>>
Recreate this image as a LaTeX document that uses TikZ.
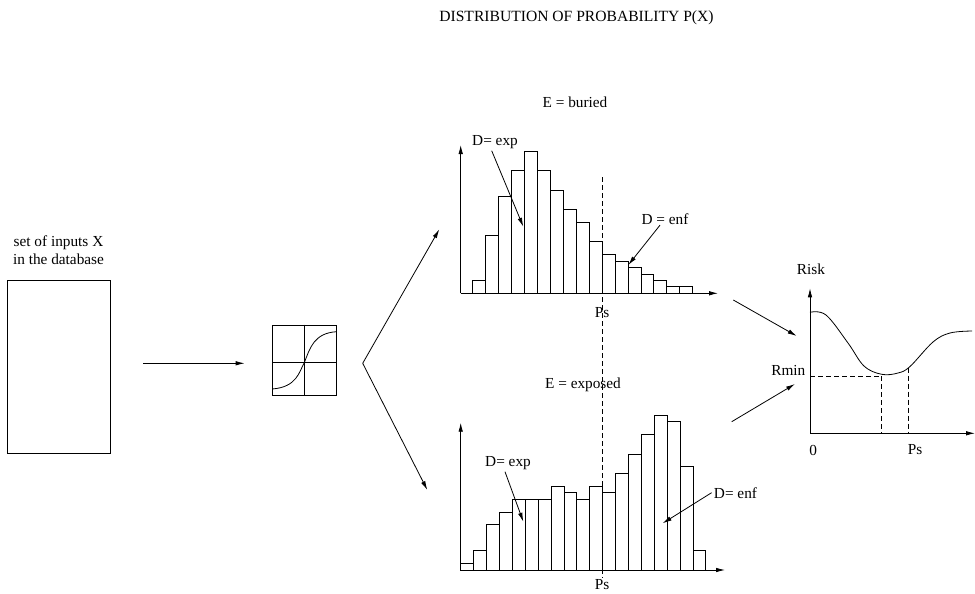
\documentclass[tikz,border=0pt]{standalone}
\usepackage{fontspec}
\setmainfont{Liberation Serif}
\usetikzlibrary{arrows.meta}
\tikzset{
 lbl/.style={inner sep=0pt},
 ptr/.style={-{Latex[length=9pt,width=4.5pt]}},
 guide/.style={dash pattern=on 5pt off 3pt},
}
\begin{document}
\begin{tikzpicture}[x=1pt,y=-1pt,line width=.8pt,font=\fontsize{15.3}{18}\selectfont]
 \useasboundingbox (0,0) rectangle (975,594);
 \node[lbl,font=\fontsize{15.6}{18}\selectfont] (title) at (576.5,18) {DISTRIBUTION OF PROBABILITY P(X)};
 %% database of inputs
 \node[lbl,align=center] (dblabel) at (58.5,250.5) {set of inputs X\\in the database};
 \node[draw,minimum width=103,minimum height=173,inner sep=0] (db) at (58.7,366.5) {};
 \coordinate (feed) at (143.3,363.3);
 %% network box with sigmoid
 \node[draw,minimum width=64.4,minimum height=70,inner sep=0] (net) at (304.5,360) {};
 \draw (net.north-|304.3,0) -- (net.south-|304.3,0);
 \draw (net.west|-0,362.7) -- (net.east|-0,362.7);
 \draw (272.3,389) .. controls (297,387) and (299,372) .. (304.3,362.7)
   .. controls (310,348) and (314,333) .. (336.7,331.7);
 \draw[ptr] (feed) -- ([xshift=-27.3]net.west|-feed);
 %% fork to the two distributions
 \coordinate (fork) at (362.7,363.3);
 \coordinate (upper) at (439.3,229.3);
 \coordinate (lower) at (427.3,490);
 \draw[ptr] (fork) -- (upper);
 \draw[ptr] (fork) -- (lower);
 %% E = buried
 \node[lbl] (buried) at (575,102.5) {E = buried};
 \foreach \h [count=\i from 0] in {2,9,15,19,22,19,16,13,11,8,6,5,4,3,2,1,1}
  {\draw (472.7+\i*12.94,293.3) rectangle ++(12.94,-\h*6.45);}
 \draw[ptr] (460.7,293.3) -- (460.7,145);
 \draw[ptr] (460.7,293.3) -- (718,293.3);
 \node[lbl] (expT) at (495,141.7) {D= exp};
 \node[lbl] (enfT) at (665,219.3) {D = enf};
 \coordinate (expTend) at (523.3,226.7);
 \coordinate (enfTend) at (628.3,265);
 \draw[ptr] ([xshift=-3.3,yshift=-2]expT.south) -- (expTend);
 \draw[ptr] ([xshift=-5]enfT.south) -- (enfTend);
 \node[lbl] (psT) at (602,312.5) {Ps};
 %% E = exposed
 \node[lbl] (exposed) at (583,385) {E = exposed};
 \foreach \h [count=\i from 0] in {1,3,7,9,11,11,11,13,12,11,13,12,15,18,21,24,23,16,3}
  {\draw (460.7+\i*12.9,570) rectangle ++(12.9,-\h*6.45);}
 \draw[ptr] (460.7,570) -- (460.7,422.7);
 \draw[ptr] (460.7,570) -- (725,570);
 \node[lbl] (expB) at (508,462.7) {D= exp};
 \node[lbl] (enfB) at (735.5,492.7) {D= enf};
 \coordinate (expBend) at (523.3,521.7);
 \coordinate (enfBend) at (662.7,523.3);
 \draw[ptr] ([xshift=-3,yshift=-2]expB.south) -- (expBend);
 \draw[ptr] ([xshift=-2]enfB.west) -- (enfBend);
 \node[lbl] (psB) at (602,585) {Ps};
 %% threshold Ps through both
 \draw[guide] (602,177) -- (602,578);
 %% risk curve
 \draw[ptr] (810,433.3) -- (810,288.3);
 \draw[ptr] (810,433.3) -- (975,433.3);
 \node[lbl] (risk) at (811,269.3) {Risk};
 \node[lbl] (rmin) at (788.3,370.7) {Rmin};
 \node[lbl] (zero) at (813.3,450) {0};
 \node[lbl] (psR) at (915,450) {Ps};
 \draw plot[smooth,tension=.6] coordinates {(810,312.3) (826,315) (848,343) (864,366)
   (881.7,374.3) (898,373) (910,366.5) (933,342) (950,333) (972,331)};
 \draw[guide] (810,376) -- (881.7,376) -- (881.7,433.3);
 \draw[guide] (908.3,367.5) -- (908.3,433.3);
 \coordinate (fromT) at (733.3,300);
 \coordinate (fromB) at (731.7,421.7);
 \coordinate (intoT) at (796.7,336);
 \coordinate (intoB) at (795,384);
 \draw[ptr] (fromT) -- (intoT);
 \draw[ptr] (fromB) -- (intoB);
\end{tikzpicture}
\end{document}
<<
▶ _Goal of the exercise_
Without including any pictures, reproduce the listing exactly.

▶ _Task output_
Recreate this image as a LaTeX document that uses TikZ.
\documentclass[tikz,border=0pt]{standalone}
\usepackage{fontspec}
\setmainfont{Liberation Serif}
\usetikzlibrary{arrows.meta}
\tikzset{
 lbl/.style={inner sep=0pt},
 ptr/.style={-{Latex[length=9pt,width=4.5pt]}},
 guide/.style={dash pattern=on 5pt off 3pt},
}
\begin{document}
\begin{tikzpicture}[x=1pt,y=-1pt,line width=.8pt,font=\fontsize{15.3}{18}\selectfont]
 \useasboundingbox (0,0) rectangle (975,594);
 \node[lbl,font=\fontsize{15.6}{18}\selectfont] (title) at (576.5,18) {DISTRIBUTION OF PROBABILITY P(X)};
 %% database of inputs
 \node[lbl,align=center] (dblabel) at (58.5,250.5) {set of inputs X\\in the database};
 \node[draw,minimum width=103,minimum height=173,inner sep=0] (db) at (58.7,366.5) {};
 \coordinate (feed) at (143.3,363.3);
 %% network box with sigmoid
 \node[draw,minimum width=64.4,minimum height=70,inner sep=0] (net) at (304.5,360) {};
 \draw (net.north-|304.3,0) -- (net.south-|304.3,0);
 \draw (net.west|-0,362.7) -- (net.east|-0,362.7);
 \draw (272.3,389) .. controls (297,387) and (299,372) .. (304.3,362.7)
   .. controls (310,348) and (314,333) .. (336.7,331.7);
 \draw[ptr] (feed) -- ([xshift=-27.3]net.west|-feed);
 %% fork to the two distributions
 \coordinate (fork) at (362.7,363.3);
 \coordinate (upper) at (439.3,229.3);
 \coordinate (lower) at (427.3,490);
 \draw[ptr] (fork) -- (upper);
 \draw[ptr] (fork) -- (lower);
 %% E = buried
 \node[lbl] (buried) at (575,102.5) {E = buried};
 \foreach \h [count=\i from 0] in {2,9,15,19,22,19,16,13,11,8,6,5,4,3,2,1,1}
  {\draw (472.7+\i*12.94,293.3) rectangle ++(12.94,-\h*6.45);}
 \draw[ptr] (460.7,293.3) -- (460.7,145);
 \draw[ptr] (460.7,293.3) -- (718,293.3);
 \node[lbl] (expT) at (495,141.7) {D= exp};
 \node[lbl] (enfT) at (665,219.3) {D = enf};
 \coordinate (expTend) at (523.3,226.7);
 \coordinate (enfTend) at (628.3,265);
 \draw[ptr] ([xshift=-3.3,yshift=-2]expT.south) -- (expTend);
 \draw[ptr] ([xshift=-5]enfT.south) -- (enfTend);
 \node[lbl] (psT) at (602,312.5) {Ps};
 %% E = exposed
 \node[lbl] (exposed) at (583,385) {E = exposed};
 \foreach \h [count=\i from 0] in {1,3,7,9,11,11,11,13,12,11,13,12,15,18,21,24,23,16,3}
  {\draw (460.7+\i*12.9,570) rectangle ++(12.9,-\h*6.45);}
 \draw[ptr] (460.7,570) -- (460.7,422.7);
 \draw[ptr] (460.7,570) -- (725,570);
 \node[lbl] (expB) at (508,462.7) {D= exp};
 \node[lbl] (enfB) at (735.5,492.7) {D= enf};
 \coordinate (expBend) at (523.3,521.7);
 \coordinate (enfBend) at (662.7,523.3);
 \draw[ptr] ([xshift=-3,yshift=-2]expB.south) -- (expBend);
 \draw[ptr] ([xshift=-2]enfB.west) -- (enfBend);
 \node[lbl] (psB) at (602,585) {Ps};
 %% threshold Ps through both
 \draw[guide] (602,177) -- (602,578);
 %% risk curve
 \draw[ptr] (810,433.3) -- (810,288.3);
 \draw[ptr] (810,433.3) -- (975,433.3);
 \node[lbl] (risk) at (811,269.3) {Risk};
 \node[lbl] (rmin) at (788.3,370.7) {Rmin};
 \node[lbl] (zero) at (813.3,450) {0};
 \node[lbl] (psR) at (915,450) {Ps};
 \draw plot[smooth,tension=.6] coordinates {(810,312.3) (826,315) (848,343) (864,366)
   (881.7,374.3) (898,373) (910,366.5) (933,342) (950,333) (972,331)};
 \draw[guide] (810,376) -- (881.7,376) -- (881.7,433.3);
 \draw[guide] (908.3,367.5) -- (908.3,433.3);
 \coordinate (fromT) at (733.3,300);
 \coordinate (fromB) at (731.7,421.7);
 \coordinate (intoT) at (796.7,336);
 \coordinate (intoB) at (795,384);
 \draw[ptr] (fromT) -- (intoT);
 \draw[ptr] (fromB) -- (intoB);
\end{tikzpicture}
\end{document}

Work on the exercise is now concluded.